— start Collected data —

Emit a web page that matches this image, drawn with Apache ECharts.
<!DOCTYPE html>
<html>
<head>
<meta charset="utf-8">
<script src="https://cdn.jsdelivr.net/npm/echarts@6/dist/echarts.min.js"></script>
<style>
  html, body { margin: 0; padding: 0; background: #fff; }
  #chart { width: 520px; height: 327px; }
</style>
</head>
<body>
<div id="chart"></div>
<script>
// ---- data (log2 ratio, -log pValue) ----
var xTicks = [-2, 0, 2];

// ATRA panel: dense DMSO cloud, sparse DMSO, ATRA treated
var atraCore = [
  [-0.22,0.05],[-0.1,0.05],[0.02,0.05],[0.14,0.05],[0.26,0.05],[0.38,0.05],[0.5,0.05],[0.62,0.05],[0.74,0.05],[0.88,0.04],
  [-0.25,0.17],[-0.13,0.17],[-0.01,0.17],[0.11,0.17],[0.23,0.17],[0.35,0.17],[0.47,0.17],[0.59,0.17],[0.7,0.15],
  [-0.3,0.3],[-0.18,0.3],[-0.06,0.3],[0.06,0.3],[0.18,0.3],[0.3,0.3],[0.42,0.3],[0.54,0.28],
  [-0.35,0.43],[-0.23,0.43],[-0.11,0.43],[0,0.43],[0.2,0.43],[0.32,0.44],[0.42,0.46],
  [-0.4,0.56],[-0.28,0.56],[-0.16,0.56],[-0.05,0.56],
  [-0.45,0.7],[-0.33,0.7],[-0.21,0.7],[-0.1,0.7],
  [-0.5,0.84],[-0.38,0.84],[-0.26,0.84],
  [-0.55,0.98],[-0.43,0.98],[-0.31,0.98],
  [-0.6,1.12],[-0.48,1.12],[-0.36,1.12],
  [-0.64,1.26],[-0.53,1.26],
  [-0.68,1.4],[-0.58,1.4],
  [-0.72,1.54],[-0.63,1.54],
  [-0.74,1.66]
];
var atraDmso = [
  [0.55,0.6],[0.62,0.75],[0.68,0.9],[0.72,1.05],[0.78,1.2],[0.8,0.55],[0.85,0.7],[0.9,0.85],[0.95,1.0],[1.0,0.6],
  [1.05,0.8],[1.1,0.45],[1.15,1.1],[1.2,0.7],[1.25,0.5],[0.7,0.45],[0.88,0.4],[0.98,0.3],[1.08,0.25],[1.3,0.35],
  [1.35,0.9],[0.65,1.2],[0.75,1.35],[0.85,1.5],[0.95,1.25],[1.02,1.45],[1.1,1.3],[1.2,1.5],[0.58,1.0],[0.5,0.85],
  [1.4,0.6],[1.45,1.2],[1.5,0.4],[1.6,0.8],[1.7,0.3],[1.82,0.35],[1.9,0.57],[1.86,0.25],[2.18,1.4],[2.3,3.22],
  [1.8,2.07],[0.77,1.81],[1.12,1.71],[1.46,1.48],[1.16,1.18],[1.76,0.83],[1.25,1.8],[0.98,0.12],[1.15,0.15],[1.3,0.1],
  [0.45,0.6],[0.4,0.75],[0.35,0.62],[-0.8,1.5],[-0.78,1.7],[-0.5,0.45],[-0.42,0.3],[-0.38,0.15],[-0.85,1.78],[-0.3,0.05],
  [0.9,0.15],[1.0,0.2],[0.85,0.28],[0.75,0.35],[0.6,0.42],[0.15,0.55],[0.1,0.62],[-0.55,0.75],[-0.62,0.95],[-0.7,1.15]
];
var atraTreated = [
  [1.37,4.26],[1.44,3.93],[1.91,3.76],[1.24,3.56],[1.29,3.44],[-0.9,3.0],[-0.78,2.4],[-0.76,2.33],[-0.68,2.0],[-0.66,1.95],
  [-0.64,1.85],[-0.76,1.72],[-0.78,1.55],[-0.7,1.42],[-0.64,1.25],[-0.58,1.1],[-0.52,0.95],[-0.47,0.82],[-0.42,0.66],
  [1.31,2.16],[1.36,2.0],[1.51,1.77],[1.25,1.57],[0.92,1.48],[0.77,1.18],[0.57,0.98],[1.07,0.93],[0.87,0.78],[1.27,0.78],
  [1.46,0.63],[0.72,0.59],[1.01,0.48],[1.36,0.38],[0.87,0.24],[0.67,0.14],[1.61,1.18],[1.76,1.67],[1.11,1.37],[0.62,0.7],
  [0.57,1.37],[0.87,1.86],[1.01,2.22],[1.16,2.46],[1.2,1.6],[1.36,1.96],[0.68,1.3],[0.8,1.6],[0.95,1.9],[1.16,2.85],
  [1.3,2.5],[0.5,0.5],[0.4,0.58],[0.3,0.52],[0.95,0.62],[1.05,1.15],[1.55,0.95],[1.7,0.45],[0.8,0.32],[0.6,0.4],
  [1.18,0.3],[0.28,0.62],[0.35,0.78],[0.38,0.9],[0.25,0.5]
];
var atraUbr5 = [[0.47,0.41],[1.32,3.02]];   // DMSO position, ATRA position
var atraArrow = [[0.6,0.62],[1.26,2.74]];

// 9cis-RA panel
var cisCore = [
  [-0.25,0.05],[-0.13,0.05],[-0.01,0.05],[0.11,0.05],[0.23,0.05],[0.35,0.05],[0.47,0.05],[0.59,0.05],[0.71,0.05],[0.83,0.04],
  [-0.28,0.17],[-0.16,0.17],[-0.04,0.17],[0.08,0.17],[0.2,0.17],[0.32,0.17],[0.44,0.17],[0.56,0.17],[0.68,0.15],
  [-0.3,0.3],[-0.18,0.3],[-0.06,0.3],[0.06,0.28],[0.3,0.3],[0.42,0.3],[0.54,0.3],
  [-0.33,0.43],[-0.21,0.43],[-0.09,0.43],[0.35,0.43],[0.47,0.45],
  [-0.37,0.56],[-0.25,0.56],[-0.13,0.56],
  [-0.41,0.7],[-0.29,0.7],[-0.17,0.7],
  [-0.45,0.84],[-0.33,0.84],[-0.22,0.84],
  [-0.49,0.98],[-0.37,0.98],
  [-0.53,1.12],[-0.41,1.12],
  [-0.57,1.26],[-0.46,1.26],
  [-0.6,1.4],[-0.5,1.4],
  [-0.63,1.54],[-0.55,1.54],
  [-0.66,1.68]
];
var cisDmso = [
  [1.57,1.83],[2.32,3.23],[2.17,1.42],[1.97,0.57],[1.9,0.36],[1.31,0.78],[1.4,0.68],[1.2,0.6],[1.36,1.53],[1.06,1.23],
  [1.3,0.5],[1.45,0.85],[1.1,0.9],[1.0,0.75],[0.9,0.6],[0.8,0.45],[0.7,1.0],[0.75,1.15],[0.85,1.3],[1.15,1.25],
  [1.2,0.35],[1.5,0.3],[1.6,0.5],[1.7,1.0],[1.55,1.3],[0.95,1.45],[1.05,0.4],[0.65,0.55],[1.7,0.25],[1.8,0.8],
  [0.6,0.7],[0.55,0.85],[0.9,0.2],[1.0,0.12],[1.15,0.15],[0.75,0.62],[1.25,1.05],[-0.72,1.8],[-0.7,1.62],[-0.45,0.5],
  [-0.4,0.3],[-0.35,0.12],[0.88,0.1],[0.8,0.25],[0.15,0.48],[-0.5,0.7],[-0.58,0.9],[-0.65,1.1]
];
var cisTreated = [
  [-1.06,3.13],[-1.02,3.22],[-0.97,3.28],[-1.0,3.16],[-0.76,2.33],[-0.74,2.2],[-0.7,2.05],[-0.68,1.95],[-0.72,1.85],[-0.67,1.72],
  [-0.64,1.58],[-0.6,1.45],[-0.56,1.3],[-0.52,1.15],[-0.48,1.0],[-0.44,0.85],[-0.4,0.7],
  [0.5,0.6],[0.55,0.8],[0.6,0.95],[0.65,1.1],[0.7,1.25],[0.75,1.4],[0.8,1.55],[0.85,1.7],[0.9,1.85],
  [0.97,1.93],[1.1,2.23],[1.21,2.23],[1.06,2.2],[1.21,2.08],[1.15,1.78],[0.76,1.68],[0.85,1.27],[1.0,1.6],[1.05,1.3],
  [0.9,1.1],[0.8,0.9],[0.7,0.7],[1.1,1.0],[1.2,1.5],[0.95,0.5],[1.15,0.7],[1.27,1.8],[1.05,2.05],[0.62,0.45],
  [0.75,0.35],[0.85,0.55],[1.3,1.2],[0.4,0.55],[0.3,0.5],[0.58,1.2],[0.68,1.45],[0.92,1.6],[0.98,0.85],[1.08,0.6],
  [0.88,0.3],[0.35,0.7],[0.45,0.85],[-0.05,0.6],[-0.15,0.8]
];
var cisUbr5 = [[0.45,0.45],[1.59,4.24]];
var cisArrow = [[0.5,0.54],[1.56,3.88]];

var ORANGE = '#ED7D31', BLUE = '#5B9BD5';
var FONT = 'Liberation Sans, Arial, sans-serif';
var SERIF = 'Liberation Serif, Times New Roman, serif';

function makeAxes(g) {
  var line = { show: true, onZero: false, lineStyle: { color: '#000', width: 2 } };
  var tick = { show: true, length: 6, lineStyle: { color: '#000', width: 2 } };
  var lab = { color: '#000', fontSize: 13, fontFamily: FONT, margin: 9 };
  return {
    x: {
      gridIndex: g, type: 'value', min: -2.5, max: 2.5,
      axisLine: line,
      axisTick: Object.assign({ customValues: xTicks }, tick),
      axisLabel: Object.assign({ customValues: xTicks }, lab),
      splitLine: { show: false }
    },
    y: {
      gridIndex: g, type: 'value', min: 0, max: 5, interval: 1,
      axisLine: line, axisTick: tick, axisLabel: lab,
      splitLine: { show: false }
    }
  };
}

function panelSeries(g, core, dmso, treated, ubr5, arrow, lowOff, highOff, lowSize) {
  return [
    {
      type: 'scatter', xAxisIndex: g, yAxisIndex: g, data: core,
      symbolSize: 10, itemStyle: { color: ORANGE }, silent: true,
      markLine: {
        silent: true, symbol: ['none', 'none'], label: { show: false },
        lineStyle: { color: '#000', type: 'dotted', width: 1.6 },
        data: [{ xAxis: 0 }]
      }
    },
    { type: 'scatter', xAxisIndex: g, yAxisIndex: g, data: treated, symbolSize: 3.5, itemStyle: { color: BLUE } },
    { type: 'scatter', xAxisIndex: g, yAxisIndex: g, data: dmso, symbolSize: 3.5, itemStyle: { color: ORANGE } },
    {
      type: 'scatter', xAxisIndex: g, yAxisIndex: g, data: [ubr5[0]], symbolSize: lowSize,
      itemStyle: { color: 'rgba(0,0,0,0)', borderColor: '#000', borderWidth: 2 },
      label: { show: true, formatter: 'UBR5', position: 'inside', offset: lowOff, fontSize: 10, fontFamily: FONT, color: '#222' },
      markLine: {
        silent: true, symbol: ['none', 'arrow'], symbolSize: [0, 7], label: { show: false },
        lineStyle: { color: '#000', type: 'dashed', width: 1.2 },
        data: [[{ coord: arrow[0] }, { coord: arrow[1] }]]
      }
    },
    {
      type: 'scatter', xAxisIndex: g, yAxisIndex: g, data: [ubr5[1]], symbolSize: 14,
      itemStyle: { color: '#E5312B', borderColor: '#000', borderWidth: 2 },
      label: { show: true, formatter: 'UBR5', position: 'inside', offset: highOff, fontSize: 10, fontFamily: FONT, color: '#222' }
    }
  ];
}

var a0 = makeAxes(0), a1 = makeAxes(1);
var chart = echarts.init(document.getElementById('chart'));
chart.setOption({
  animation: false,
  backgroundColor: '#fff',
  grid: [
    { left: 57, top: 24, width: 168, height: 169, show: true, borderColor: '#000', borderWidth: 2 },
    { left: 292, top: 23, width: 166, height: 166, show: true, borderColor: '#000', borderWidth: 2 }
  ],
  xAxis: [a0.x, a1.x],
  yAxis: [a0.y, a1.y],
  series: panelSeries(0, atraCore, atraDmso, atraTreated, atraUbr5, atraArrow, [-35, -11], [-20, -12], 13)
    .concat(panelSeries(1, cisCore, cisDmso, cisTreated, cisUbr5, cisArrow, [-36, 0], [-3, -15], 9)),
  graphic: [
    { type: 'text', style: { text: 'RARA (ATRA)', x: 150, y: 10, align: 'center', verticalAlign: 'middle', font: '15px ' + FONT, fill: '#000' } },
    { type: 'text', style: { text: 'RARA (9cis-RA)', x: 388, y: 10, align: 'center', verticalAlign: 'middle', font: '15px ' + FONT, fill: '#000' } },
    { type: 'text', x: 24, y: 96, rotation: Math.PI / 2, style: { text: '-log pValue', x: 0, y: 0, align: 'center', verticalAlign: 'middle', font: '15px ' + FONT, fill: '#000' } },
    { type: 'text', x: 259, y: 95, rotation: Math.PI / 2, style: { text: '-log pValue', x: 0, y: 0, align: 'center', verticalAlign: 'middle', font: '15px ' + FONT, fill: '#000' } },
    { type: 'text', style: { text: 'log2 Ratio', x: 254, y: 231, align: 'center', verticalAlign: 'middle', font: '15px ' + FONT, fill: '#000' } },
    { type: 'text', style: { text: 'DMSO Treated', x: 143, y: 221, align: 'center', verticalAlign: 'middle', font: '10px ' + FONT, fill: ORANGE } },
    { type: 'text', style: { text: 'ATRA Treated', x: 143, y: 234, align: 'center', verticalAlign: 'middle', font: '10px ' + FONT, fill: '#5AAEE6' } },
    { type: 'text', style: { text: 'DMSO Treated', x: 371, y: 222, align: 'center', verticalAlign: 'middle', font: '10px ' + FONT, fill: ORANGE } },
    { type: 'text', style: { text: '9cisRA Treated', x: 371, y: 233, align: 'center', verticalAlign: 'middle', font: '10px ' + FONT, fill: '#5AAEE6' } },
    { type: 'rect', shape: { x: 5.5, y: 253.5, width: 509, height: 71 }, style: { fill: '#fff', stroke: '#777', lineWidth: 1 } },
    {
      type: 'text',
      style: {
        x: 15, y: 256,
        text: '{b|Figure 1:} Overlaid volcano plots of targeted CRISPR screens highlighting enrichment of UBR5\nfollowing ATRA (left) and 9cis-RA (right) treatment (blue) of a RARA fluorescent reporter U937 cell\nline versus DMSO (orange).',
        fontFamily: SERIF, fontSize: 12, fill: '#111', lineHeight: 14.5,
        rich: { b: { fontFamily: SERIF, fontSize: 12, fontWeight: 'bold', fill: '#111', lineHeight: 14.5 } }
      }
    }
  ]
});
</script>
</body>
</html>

— end Collected data —

◆ Given task ◆
Lines from the start of the material above through the line containing "var xTicks = [-2, 0, 2];" are to be duplicated exactly, and only those.

◆ Output for this exercise ◆
Emit a web page that matches this image, drawn with Apache ECharts.
<!DOCTYPE html>
<html>
<head>
<meta charset="utf-8">
<script src="https://cdn.jsdelivr.net/npm/echarts@6/dist/echarts.min.js"></script>
<style>
  html, body { margin: 0; padding: 0; background: #fff; }
  #chart { width: 520px; height: 327px; }
</style>
</head>
<body>
<div id="chart"></div>
<script>
// ---- data (log2 ratio, -log pValue) ----
var xTicks = [-2, 0, 2];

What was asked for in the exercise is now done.